Le nouvel aéroport de Bangkok n’a pas quatre mois que ses premières rides sont apparues. Et ce fléau de la coquetterie ne se contente pas de malmener l’image de Suvarnabhumi : il pourrait aller jusqu’à remettre son existence en question. Après la détection d’une centaine de fissures sur les pistes et taxiways, le ministre des Transports thaï, Theera Haocharoen, a décidé le 23 janvier de la fermeture des zones concernées de l’aéroport jusqu’à réparation. Une nouvelle inspection va être menée par des experts indépendants pour évaluer l’ampleur des dégâts et les mesures à prendre.
Les fissures ont commencé à apparaître juste après l’ouverture de l’aéroport le 28 septembre. Sur la centaine recensée, un quart semble préoccupant. Les compagnies aériennes présentes à l’aéroport ont déjà été informées que sept passerelles d’embarquement allaient devoir être fermées pour permettre la réalisation des travaux sur les aires de parking.

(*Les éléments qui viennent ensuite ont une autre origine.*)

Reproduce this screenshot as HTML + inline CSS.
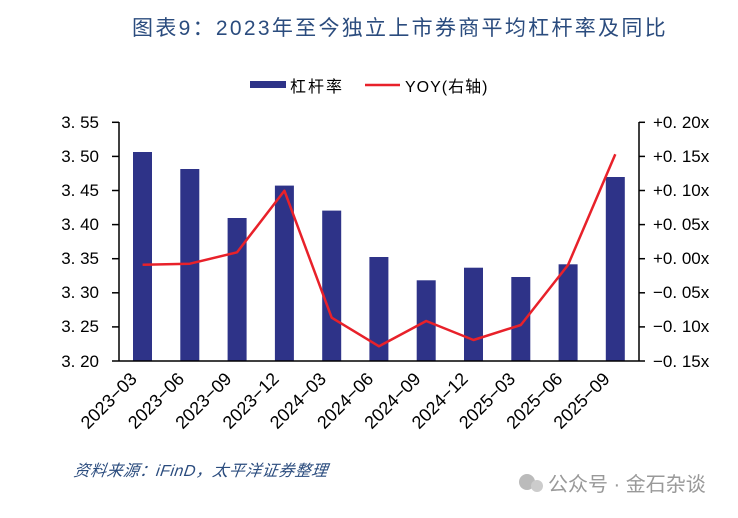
<!DOCTYPE html>
<html><head><meta charset="utf-8"><style>
html,body{margin:0;padding:0;background:#fff;}
svg text{font-family:"Liberation Sans","Noto Sans CJK SC",sans-serif;}
</style></head><body>
<svg width="738" height="513" viewBox="0 0 738 513" xmlns="http://www.w3.org/2000/svg">
<text x="400" y="35" text-anchor="middle" font-size="21" fill="#2b4c7e" font-family="'Noto Sans CJK SC',sans-serif" letter-spacing="2.3">图表9：2023年至今独立上市券商平均杠杆率及同比</text>
<rect x="250" y="81" width="36" height="7" fill="#2e3388"/>
<text x="290" y="92" font-size="16" fill="#000" font-family="'Noto Sans CJK SC',sans-serif" letter-spacing="2">杠杆率</text>
<line x1="365" y1="85" x2="400" y2="85" stroke="#e8212a" stroke-width="2.5"/>
<text x="405" y="92" font-size="16" fill="#000" font-family="'Noto Sans CJK SC',sans-serif" letter-spacing="1">YOY(右轴)</text>
<g fill="#2e3388">
<rect x="133" y="152" width="19" height="209"/>
<rect x="180.3" y="169" width="19" height="192"/>
<rect x="227.6" y="218" width="19" height="143"/>
<rect x="274.9" y="185.6" width="19" height="175.4"/>
<rect x="322.2" y="210.6" width="19" height="150.4"/>
<rect x="369.4" y="257" width="19" height="104"/>
<rect x="416.7" y="280.3" width="19" height="80.7"/>
<rect x="464" y="267.7" width="19" height="93.3"/>
<rect x="511.3" y="277" width="19" height="84"/>
<rect x="558.6" y="264.3" width="19" height="96.7"/>
<rect x="605.8" y="177" width="19" height="184"/>
</g>
<polyline fill="none" stroke="#e8212a" stroke-width="2.5" stroke-linejoin="round" points="142.6,264.7 189.9,263.7 237.1,252.3 284.4,190.7 331.7,317.7 379,346.3 426.2,321 473.5,340 520.8,325 568,265 615.3,154.3"/>
<g stroke="#000" stroke-width="1.5">
<line x1="119" y1="122" x2="119" y2="361"/>
<line x1="639" y1="122" x2="639" y2="361"/>
<line x1="112" y1="361" x2="645" y2="361"/>
<line x1="112" y1="122.3" x2="119" y2="122.3"/><line x1="112" y1="156.4" x2="119" y2="156.4"/><line x1="112" y1="190.5" x2="119" y2="190.5"/><line x1="112" y1="224.6" x2="119" y2="224.6"/><line x1="112" y1="258.7" x2="119" y2="258.7"/><line x1="112" y1="292.8" x2="119" y2="292.8"/><line x1="112" y1="326.9" x2="119" y2="326.9"/>
<line x1="639" y1="122.3" x2="645" y2="122.3"/><line x1="639" y1="156.4" x2="645" y2="156.4"/><line x1="639" y1="190.5" x2="645" y2="190.5"/><line x1="639" y1="224.6" x2="645" y2="224.6"/><line x1="639" y1="258.7" x2="645" y2="258.7"/><line x1="639" y1="292.8" x2="645" y2="292.8"/><line x1="639" y1="326.9" x2="645" y2="326.9"/>
</g>
<g font-size="17" fill="#000" text-anchor="end">
<text x="99" y="128">3. 55</text><text x="99" y="162">3. 50</text><text x="99" y="196">3. 45</text><text x="99" y="230">3. 40</text><text x="99" y="264">3. 35</text><text x="99" y="298">3. 30</text><text x="99" y="332">3. 25</text><text x="99" y="367">3. 20</text>
</g>
<g font-size="17" fill="#000">
<text x="653" y="128">+0. 20x</text><text x="653" y="162">+0. 15x</text><text x="653" y="196">+0. 10x</text><text x="653" y="230">+0. 05x</text><text x="653" y="264">+0. 00x</text><text x="653" y="298">−0. 05x</text><text x="653" y="332">−0. 10x</text><text x="653" y="367">−0. 15x</text>
</g>
<g font-size="18" fill="#000" text-anchor="end">
<text transform="translate(138,380) rotate(-45)">2023−03</text>
<text transform="translate(185.3,380) rotate(-45)">2023−06</text>
<text transform="translate(232.6,380) rotate(-45)">2023−09</text>
<text transform="translate(279.9,380) rotate(-45)">2023−12</text>
<text transform="translate(327.2,380) rotate(-45)">2024−03</text>
<text transform="translate(374.4,380) rotate(-45)">2024−06</text>
<text transform="translate(421.7,380) rotate(-45)">2024−09</text>
<text transform="translate(469,380) rotate(-45)">2024−12</text>
<text transform="translate(516.3,380) rotate(-45)">2025−03</text>
<text transform="translate(563.6,380) rotate(-45)">2025−06</text>
<text transform="translate(610.8,380) rotate(-45)">2025−09</text>
</g>
<text x="74" y="476" font-size="16" fill="#2b4c7e" font-style="italic" font-family="'Noto Sans CJK SC',sans-serif" letter-spacing="0.5" transform="skewX(-8) translate(66,0)">资料来源：iFinD，太平洋证券整理</text>
<circle cx="527" cy="482" r="8" fill="#bbb"/><circle cx="537" cy="486" r="6" fill="#ccc"/>
<text x="548" y="491" font-size="20" fill="#999" font-family="'Noto Sans CJK SC',sans-serif">公众号 · 金石杂谈</text>
</svg>
</body></html>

Construction de mauvaise qualité ou excès d’eau dans le sol
Selon la première étude effectuée par l’Institut d’Ingénierie de Thaïlande, deux causes, qui ne s’excluent pas l’une l’autre, peuvent être avancées quant à l’origine de ces problèmes. La première est la qualité de la construction. Celle-ci avait sans cesse été retardée en raison de crises financières, politiques et entachée de scandales de corruption. A l’approche de la dernière date butoir fixée par le gouvernement pour l’ouverture de Suvarnabhumi, le Premier ministre d’alors, Thaksin Shinawatra, avait refusé un nouveau report malgré les sérieux doutes exprimés par les industriels et les compagnies sur la viabilité de l’aéroport.
La seconde explication possible est géologique. Il pourrait y avoir eu trop d’eau dans le sol. En effet, des inondations ont eu lieu dans la région de Bangkok cet automne. Or Suvarnabhumi a été érigé sur un sol marécageux. L’eau aurait pu affaiblir les installations en se retirant et les fissures qu’elle y aurait creusées auraient été aggravées par le poids des appareils commerciaux circulant sur le tarmac.
Un avenir incertain
Les responsables d’Airports of Thailand affirment que les craquelures ne mettent ni les passagers ni les appareils en danger. Mais si la seconde étude en arrivait à la conclusion qu’elles sont sérieuses, ils pourraient considérer la réouverture de l’ancien aéroport de Bangkok, Don Muang, fermé lors de la mise en service de Suvarnabhumi. Si leurs têtes ne valsent pas d’ici là car un remaniement de l’équipe managériale de la société gérant les aéroports thaïlandais semble imminent.
L’autre épée de Damoclès suspendue au-dessus de la plus haute tour de contrôle du monde est l’absence de certification. Celle que détient Suvarnabhumi n’est que temporaire et émane des autorités thaïlandaises. Au vu de la situation, la licence définitive n’est pas pour tout de suite. Mais un renouvellement de la version temporaire n’est pas acquise non plus. Bien qu’elle ne soit pas indispensable à l’exercice des activités de l’aéroport, la licence thaïlandaise l’est pour l’obtention de celle délivrée par l’OACI (Organisation de l’Aviation Civile Internationale). Son absence achèverait de ternir l’image de celui qui revendique également le plus grand terminal du monde.
Don Muang s’impose ainsi de plus en plus comme la solution à tous les problèmes de Suvarnabhumi. Il devrait en effet rouvrir ses halls au trafic commercial domestique vers le mois de mars. Seules les compagnies volontaires déménageront. Elles sont trois aujourd’hui : Thai Airways, One-Two Go et Nok Air. La raison ? Le nouvel aéroport de Bangkok est déjà saturé : queues à l’enregistrement, à la récupération des bagages et retards de vols sont monnaie courante en raison de la mauvaise gestion du trafic et de la congestion qui s’ensuit. Le problème est que cette solution n’est intéressante que dans la mesure où les compagnies renoncent à la possibilité de connexions aisées avec les vols internationaux. Or très peu sont prêtes à perdre cet atout commercial. Mais si Suvarnabhumi venait à fermer complètement le temps de remettre ses pistes en état, elles n’auraient d’autre choix que de rétablir Don Muang dans son rôle de porte internationale vers Bangkok.